Cet été 2016 (je rédige ce billet au tout début août), on n'entend guère parler dans l'actualité de bateaux chargés d'immigrants clandestins comme ce fut le cas en 2015, on ne parle plus de la charge subie par la Grèce avec tous ces candidats à l'exil. Normal, me direz-vous, les accords avec la Turquie ont découragé les gens de prendre cette route maritime ; et les attentats multiples commis cet été ont plutôt mis l'accent sur des faits de violence (isolés) mettant en cause des candidats réfugiés ou sur des terroristes en puissance qui ont passé les mailles du filet.

On dit que le passage méditerranéen entre le Nord de l'Afrique et l'Italie va « reprendre du service » : bien avant 2015, Laurent Gaudé a écrit et publié ce roman en 2006. Il y mettait en scène un capitaine de frégate italien chargé de repérer, d'arraisonner et éventuellement de porter secours aux barques, aux bateaux chargés de migrants, qui seront conduits dans un centre de rétention de Lampedusa et reconduits dans leur pays d'origine. Suite à la rencontre fortuite avec une femme « sauvée » des eaux, Salvatore Piracci sent ses lignes bouger. Tout ce qui faisait sens dans son métier de marin vacille devant ces dizaines de visages que l'espoir a désertés et qui le hantent désormais… le capitaine va alors entamer une sorte de migration à l'envers, de l'autre côté de la mer.

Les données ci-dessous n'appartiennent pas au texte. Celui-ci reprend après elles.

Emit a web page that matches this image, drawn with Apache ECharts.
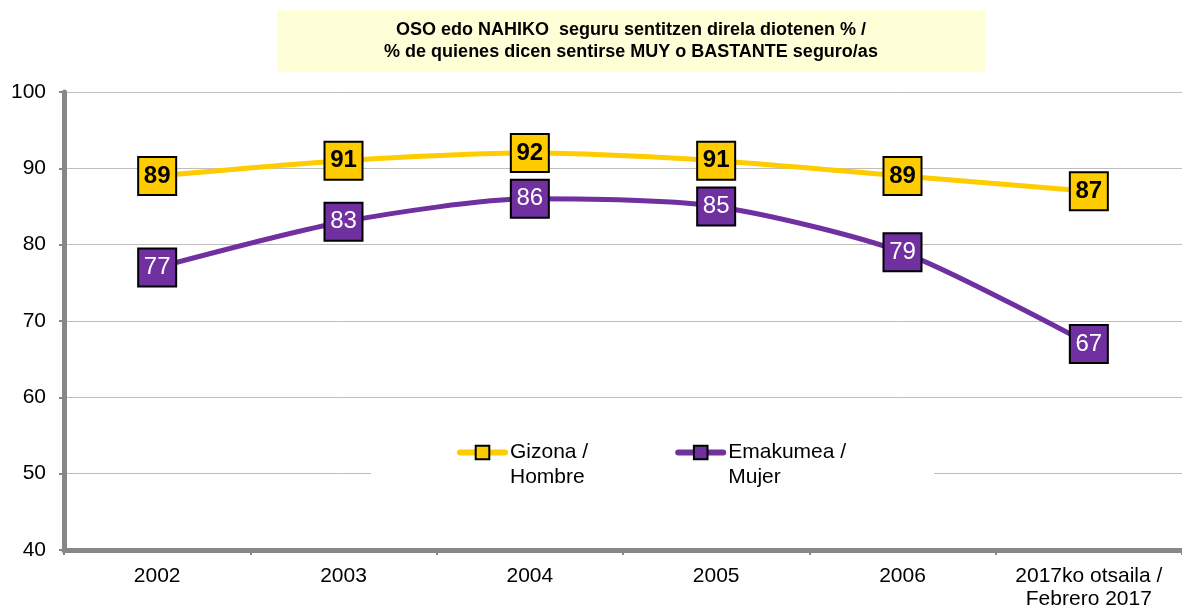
<!DOCTYPE html>
<html><head><meta charset="utf-8">
<script src="https://cdn.jsdelivr.net/npm/echarts@6/dist/echarts.min.js"></script>
<style>html,body{margin:0;padding:0;background:#fff}#c{width:1182px;height:611px}</style>
</head><body><div id="c"></div>
<script>
const categories = ['2002', '2003', '2004', '2005', '2006', '2017ko otsaila /\nFebrero 2017'];
const gizona = [89, 91, 92, 91, 89, 87];
const emakumea = [77, 83, 86, 85, 79, 67];
const seriesNames = ['Gizona /\nHombre', 'Emakumea /\nMujer'];
const titleLines = ['OSO edo NAHIKO  seguru sentitzen direla diotenen % /', '% de quienes dicen sentirse MUY o BASTANTE seguro/as'];

const chart = echarts.init(document.getElementById('c'), null, {renderer: 'canvas'});
const font = 'Liberation Sans, Arial, sans-serif';
chart.setOption({
  animation: false,
  backgroundColor: '#fff',
  textStyle: {fontFamily: font},
  graphic: [
    {type: 'rect', shape: {x: 277, y: 10, width: 708, height: 62}, style: {fill: '#FFFFD7'}, z: 0},
    {type: 'text', x: 631, y: 41, style: {text: titleLines.join('\n'), font: 'bold 18px ' + font, fill: '#000', align: 'center', verticalAlign: 'middle', lineHeight: 22}, z: 1}
  ],
  grid: {left: 64, width: 1126, top: 92, bottom: 60, containLabel: false},
  legend: {
    left: 371, top: 405,
    padding: [10, 88, 10, 86],
    backgroundColor: '#fff',
    itemGap: 87,
    itemWidth: 45, itemHeight: 17,
    formatter: function (name) { return '\n' + name; },
    lineStyle: {width: 6, cap: 'round'},
    textStyle: {fontSize: 21, color: '#000', fontFamily: font, lineHeight: 25},
    data: seriesNames,
    z: 10
  },
  xAxis: {
    type: 'category', data: categories, boundaryGap: true,
    axisLine: {lineStyle: {color: '#878787', width: 5}},
    axisTick: {show: true, interval: 0, length: 5, lineStyle: {color: '#878787', width: 2}},
    axisLabel: {interval: 0, hideOverlap: false, fontSize: 21, color: '#000', margin: 15, lineHeight: 23, fontFamily: font},
    splitLine: {show: false}
  },
  yAxis: {
    type: 'value', min: 40, max: 100, interval: 10,
    axisLine: {show: true, lineStyle: {color: '#878787', width: 5}},
    axisTick: {show: true, length: 5, lineStyle: {color: '#878787', width: 2}},
    axisLabel: {fontSize: 21, color: '#000', margin: 18, fontFamily: font},
    splitLine: {lineStyle: {color: '#BEBEBE', width: 1}}
  },
  series: [
    {
      name: seriesNames[0], type: 'line', data: gizona, smooth: 0.25,
      symbol: 'rect', symbolSize: [38, 38],
      lineStyle: {color: '#FFCC00', width: 5},
      itemStyle: {color: '#FFCC00', borderColor: '#000', borderWidth: 2},
      label: {show: true, position: 'inside', fontSize: 24, fontWeight: 'bold', color: '#000', fontFamily: font},
      z: 3
    },
    {
      name: seriesNames[1], type: 'line', data: emakumea, smooth: 0.25,
      symbol: 'rect', symbolSize: [38, 38],
      lineStyle: {color: '#7030A0', width: 5},
      itemStyle: {color: '#7030A0', borderColor: '#000', borderWidth: 2},
      label: {show: true, position: 'inside', fontSize: 24, color: '#fff', fontFamily: font},
      z: 3
    }
  ]
});
</script></body></html>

En parallèle à ce voyage, Jamal nous conte le récit de sa migration vers l'Europe. Les passeurs, le prix à payer encore et encore, la séparation, l'errance, la trahison, le désespoir, une sorte de solidarité, un camp pas loin du mur de Ceuta (dont la description et l'organisation font penser à la jungle de Calais, un déplacement ou plutôt une multiplication, des années plus tard, de la misère et de l'attente) : Laurent Gaudé place son lecteur au coeur de l'exil grâce à ses descriptions imagées, ses accélérations de rythme et la riche palette d'émotions qu'il lui fait traverser.

Le capitaine Piracci et Jamal cherchent chacun leur Eldorado : le prix du passage sera lourd. Rester humain malgré tout, ôter ses masques un à un, se laisser dépouiller à l'extrême dans l'espoir de mener une vie nouvelle, oser (re)commencer, tenir, vivre et mourir, mourir et vivre.

Un grand, un très beau roman de Laurent Gaudé, âpre et sensible.